Sunday, February 1, 2009

Reunion Dinner


It is extremely hard to resist meaty dishes, the temptation is tremendously inviting, to resist is a daunting task, requires stringent disciplines in mind and body movement(the act of not picking up those meat and put them in the mouth).


Especially when it comes to once a year reunion dinner, sweet and sour chicken,tender juicy boiled chicken dipped with traditional heavenly spring onion sauce, aromatic roasted pork, dried sweet pork slices, crispy tasty marinated pork steamed with spiced slices of yam in between(my favorite), gigantic luscious mushrooms stuffed with succulent marinated meats, delicious tender beef meatballs, rice wine laced steamed fresh fish,lightly salted fried scrumptious fresh prawns,and.... I am so hungry now.

I savored the prawns and fish, leaving the rest of the dishes for others generously.

It was a once a year event, I should have satisfied myself with nice food to the fullest logically,it didn't make sense to anyone, right? Rejecting delicious food spreading lavishly in front of me.

There was a reason, since I became a semi vegetarian, each time I greedily took some meat, the negative emotions would surface on the very next day, leaving me feeling anxious, angry and even depressed to some extent.

Almost all of my vegetarian friends have had the experience before, obviously I am not alone.

I found the below article convincingly helpful in supporting my own very humble theory;


The Vegetarian Fallacy(by Dr. Ronald Hoffman)
Wednesday, May 28, 2006

Recently, I came across the website of a natural health advocate, an avowed vegetarian, who wrote the following about "The Connection Between Meat and Emotion":

"What you see in meat eaters - -especially beef eaters -- is a lot of internal anger, fear and violence. Just look around. Pick ten people that you know who eat a lot of meat and rate their level of emotional stability, anger, fear, and violence."

"Then take ten people who are vegetarians or vegans and do that same exercise.
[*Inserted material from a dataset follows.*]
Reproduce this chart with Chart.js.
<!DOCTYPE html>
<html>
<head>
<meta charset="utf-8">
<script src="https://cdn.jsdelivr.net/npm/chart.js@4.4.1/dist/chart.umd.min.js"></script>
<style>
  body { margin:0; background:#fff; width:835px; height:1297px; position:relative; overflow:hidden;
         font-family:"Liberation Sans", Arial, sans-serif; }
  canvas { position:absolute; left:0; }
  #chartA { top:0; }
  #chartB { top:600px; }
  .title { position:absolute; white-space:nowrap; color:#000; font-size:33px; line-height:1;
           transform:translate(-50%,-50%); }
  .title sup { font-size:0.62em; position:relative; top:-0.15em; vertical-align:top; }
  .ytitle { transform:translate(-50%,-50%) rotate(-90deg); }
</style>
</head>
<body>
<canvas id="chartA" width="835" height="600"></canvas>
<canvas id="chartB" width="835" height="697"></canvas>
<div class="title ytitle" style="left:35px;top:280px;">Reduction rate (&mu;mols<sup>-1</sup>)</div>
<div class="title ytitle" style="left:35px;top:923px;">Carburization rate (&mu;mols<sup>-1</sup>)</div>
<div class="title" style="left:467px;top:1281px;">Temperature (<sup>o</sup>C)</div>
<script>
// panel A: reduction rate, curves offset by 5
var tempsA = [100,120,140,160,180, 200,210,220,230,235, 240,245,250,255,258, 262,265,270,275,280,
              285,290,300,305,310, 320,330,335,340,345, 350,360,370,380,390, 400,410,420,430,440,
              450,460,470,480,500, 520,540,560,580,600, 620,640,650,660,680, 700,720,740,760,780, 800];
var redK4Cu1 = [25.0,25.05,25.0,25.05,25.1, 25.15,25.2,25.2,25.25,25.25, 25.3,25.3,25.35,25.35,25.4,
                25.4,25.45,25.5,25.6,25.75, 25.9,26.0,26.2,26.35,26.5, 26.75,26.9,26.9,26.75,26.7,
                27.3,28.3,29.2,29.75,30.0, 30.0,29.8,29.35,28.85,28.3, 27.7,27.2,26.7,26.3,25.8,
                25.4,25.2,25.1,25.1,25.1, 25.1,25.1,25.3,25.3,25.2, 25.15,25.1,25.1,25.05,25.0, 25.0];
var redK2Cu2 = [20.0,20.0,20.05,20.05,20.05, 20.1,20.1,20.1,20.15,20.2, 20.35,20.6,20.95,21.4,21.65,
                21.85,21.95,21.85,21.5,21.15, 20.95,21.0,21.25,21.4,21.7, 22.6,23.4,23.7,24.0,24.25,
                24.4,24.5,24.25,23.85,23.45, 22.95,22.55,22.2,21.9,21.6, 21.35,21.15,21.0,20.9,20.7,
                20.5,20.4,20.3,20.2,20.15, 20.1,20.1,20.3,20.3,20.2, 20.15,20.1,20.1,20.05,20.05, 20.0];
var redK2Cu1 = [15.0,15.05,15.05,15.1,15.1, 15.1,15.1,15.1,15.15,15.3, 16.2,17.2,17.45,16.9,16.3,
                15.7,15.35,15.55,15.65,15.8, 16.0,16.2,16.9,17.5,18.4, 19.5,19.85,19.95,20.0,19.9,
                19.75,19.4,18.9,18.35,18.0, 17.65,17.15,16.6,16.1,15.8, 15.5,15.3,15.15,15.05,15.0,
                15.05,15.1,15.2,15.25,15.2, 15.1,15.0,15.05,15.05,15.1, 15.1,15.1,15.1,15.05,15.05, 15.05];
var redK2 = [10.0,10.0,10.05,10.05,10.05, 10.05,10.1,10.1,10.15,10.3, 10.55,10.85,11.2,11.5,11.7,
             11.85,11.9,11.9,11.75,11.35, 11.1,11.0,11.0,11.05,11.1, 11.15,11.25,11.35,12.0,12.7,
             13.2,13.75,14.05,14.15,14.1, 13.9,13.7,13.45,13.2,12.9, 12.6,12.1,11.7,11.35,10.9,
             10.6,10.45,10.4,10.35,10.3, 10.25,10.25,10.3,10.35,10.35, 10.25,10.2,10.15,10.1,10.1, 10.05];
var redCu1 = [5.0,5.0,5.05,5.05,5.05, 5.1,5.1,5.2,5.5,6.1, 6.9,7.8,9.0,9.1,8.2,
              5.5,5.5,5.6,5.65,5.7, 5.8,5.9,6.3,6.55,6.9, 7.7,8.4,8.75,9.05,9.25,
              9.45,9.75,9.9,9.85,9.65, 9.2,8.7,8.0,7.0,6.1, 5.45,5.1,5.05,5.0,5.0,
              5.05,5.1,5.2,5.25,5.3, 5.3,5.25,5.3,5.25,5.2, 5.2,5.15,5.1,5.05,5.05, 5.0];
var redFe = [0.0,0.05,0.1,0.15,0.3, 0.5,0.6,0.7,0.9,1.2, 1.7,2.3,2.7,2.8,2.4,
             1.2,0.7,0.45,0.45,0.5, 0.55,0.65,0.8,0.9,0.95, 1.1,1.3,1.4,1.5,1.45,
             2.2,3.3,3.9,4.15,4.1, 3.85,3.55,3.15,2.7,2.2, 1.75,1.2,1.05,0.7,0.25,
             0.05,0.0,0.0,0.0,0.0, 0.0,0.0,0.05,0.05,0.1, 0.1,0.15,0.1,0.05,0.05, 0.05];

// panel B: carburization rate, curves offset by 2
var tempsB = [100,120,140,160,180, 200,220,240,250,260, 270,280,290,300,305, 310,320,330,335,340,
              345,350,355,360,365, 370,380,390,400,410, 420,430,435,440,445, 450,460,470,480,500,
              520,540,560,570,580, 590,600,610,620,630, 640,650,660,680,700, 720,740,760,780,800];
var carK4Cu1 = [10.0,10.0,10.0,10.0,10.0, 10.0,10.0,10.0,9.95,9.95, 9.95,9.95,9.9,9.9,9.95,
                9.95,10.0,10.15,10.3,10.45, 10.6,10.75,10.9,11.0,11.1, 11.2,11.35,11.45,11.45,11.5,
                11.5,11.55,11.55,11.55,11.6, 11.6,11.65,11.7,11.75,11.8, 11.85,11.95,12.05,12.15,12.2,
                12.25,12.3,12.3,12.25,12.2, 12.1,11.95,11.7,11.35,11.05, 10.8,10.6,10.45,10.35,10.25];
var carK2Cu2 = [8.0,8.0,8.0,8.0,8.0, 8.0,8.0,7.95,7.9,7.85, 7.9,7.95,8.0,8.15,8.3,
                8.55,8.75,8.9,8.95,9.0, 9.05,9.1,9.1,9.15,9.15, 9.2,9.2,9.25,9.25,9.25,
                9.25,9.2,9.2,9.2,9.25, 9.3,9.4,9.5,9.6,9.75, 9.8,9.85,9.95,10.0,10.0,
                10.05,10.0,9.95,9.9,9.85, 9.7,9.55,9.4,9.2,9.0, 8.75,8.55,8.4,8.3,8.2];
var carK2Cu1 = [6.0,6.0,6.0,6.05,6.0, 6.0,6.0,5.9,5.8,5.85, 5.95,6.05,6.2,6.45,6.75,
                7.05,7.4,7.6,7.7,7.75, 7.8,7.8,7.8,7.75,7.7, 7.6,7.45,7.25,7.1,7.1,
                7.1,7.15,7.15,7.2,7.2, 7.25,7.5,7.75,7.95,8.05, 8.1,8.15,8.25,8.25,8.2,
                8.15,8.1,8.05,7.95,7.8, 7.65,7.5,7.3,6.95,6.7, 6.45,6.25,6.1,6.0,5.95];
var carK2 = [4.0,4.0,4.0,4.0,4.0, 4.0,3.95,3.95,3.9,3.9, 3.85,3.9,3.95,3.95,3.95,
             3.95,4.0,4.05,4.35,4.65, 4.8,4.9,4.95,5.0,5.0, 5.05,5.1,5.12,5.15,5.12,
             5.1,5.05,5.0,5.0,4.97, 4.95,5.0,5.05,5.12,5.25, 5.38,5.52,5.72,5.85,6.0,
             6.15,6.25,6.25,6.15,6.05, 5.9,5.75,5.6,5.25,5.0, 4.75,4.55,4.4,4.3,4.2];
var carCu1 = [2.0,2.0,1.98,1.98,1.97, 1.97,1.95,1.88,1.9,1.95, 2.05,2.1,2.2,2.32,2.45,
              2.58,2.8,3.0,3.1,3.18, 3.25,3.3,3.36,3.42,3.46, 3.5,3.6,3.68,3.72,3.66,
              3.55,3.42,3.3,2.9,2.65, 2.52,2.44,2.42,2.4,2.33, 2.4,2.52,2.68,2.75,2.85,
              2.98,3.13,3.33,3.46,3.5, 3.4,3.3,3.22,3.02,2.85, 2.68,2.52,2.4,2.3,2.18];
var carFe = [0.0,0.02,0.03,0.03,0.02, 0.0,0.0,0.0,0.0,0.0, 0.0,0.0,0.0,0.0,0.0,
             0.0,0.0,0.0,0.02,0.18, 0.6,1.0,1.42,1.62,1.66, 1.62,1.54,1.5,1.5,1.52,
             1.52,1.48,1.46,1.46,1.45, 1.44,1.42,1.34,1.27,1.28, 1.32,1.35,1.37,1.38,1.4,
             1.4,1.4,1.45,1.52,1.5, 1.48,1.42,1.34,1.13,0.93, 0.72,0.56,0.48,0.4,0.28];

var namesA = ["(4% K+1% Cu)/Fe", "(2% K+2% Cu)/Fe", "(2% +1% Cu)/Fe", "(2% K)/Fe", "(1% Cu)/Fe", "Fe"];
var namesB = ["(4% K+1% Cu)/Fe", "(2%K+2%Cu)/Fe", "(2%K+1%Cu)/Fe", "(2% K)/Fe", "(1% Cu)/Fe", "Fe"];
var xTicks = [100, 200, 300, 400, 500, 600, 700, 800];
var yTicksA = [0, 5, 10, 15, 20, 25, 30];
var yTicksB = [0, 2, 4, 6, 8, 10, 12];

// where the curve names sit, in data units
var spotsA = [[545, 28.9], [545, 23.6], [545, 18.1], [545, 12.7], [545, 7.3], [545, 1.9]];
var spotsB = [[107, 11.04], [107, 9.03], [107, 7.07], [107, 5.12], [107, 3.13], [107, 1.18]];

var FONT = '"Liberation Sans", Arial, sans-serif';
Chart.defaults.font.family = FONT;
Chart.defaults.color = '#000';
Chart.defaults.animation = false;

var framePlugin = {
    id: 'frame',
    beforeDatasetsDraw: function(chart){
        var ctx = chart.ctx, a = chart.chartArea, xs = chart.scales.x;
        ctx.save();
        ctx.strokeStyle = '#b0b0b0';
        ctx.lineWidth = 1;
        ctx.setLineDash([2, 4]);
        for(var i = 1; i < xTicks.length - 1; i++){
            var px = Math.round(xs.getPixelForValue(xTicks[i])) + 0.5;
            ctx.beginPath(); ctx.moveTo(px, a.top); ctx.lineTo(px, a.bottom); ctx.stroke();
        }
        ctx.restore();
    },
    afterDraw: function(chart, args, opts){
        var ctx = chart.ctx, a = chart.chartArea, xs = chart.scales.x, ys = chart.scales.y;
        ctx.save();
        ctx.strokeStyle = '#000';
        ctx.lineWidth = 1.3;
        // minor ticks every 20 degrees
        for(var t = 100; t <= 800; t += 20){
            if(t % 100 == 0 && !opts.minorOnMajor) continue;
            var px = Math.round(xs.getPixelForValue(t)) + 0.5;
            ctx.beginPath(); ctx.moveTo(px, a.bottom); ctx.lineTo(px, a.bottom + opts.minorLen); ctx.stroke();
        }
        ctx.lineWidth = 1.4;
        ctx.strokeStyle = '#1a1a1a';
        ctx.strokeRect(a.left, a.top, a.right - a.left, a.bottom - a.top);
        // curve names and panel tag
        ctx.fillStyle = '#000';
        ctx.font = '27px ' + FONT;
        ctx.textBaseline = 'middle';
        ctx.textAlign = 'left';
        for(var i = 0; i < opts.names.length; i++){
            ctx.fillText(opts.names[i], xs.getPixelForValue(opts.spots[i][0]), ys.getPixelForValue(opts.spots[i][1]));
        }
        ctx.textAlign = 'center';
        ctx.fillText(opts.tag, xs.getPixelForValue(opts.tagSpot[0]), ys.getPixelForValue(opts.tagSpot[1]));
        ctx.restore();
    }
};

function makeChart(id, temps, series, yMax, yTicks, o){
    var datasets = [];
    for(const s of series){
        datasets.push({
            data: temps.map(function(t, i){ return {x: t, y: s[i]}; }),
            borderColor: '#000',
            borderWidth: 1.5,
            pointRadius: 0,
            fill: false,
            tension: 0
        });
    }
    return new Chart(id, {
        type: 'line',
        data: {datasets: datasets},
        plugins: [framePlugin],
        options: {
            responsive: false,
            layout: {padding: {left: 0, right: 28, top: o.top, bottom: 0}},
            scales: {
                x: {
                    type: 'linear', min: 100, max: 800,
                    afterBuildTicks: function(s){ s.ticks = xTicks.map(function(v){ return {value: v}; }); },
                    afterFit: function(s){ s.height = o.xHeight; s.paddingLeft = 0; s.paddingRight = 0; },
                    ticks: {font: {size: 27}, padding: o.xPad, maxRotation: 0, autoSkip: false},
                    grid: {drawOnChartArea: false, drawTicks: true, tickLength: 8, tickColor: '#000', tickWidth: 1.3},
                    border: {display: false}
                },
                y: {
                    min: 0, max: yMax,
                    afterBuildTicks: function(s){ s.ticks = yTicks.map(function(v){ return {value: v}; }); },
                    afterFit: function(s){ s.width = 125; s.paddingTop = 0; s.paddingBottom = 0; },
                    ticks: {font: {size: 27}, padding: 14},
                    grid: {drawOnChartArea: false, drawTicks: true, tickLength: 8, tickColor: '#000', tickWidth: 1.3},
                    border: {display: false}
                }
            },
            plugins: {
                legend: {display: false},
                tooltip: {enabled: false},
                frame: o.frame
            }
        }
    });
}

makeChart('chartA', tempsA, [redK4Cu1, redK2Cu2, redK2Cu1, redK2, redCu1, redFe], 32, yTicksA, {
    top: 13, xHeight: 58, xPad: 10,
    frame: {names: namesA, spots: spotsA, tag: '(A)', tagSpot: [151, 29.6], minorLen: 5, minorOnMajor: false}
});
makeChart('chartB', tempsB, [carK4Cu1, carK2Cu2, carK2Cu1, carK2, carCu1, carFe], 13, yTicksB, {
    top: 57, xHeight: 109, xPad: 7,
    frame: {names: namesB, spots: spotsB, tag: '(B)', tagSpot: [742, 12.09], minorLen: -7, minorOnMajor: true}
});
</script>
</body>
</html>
Then compare those two groups of ten. You will find an amazing correlation. All the people who eat plant-based diets -- vegetarians or vegans -- are non-violent. They are not angry. They do not live in fear. They do not support war and violence. They do not treat others inhumanely."

"Now, compare that to meat eaters, which is what I used to be. Meat eaters are violent, and fearful. They support war. They might own many guns and like to use them. They might go hunting just so they can kill an animal and put its trophy on their wall. That is a classic behavior of meat-eating people. They support all kinds of violent acts by society."

"For example, they typically support the death sentence. They also think that animals can be treated cruelly without any real consequences. They do not believe in animal rights. They do not believe that animals really have to be taken care of. They just rather believe that humans can destroy, kill, torture and maim whatever they want -- even other humans."

"You see, their lack of compassion does not stop with animals. It also extends to other people. That is why people who eat a lot of beef and red meat also support war. They have no problem with the U.S. invading other countries, bombing civilians and killing tens of thousands of people. They have no problem with it at all as long as they can eat their steak and say, 'Oh, we are fighting for freedom.' That is very characteristic of meat eaters."

Whew! You get the idea. To support these dogmatic assertions, this health authority invokes an old theory: that of the "emotional contamination" of meat. According to this hypothesis, the terror of slaughter is somehow imprinted into the tissues of animals which are used in the domesticated food supply, and these "negative emotions" of fear and anger are somehow imparted to the human consumers of the meat.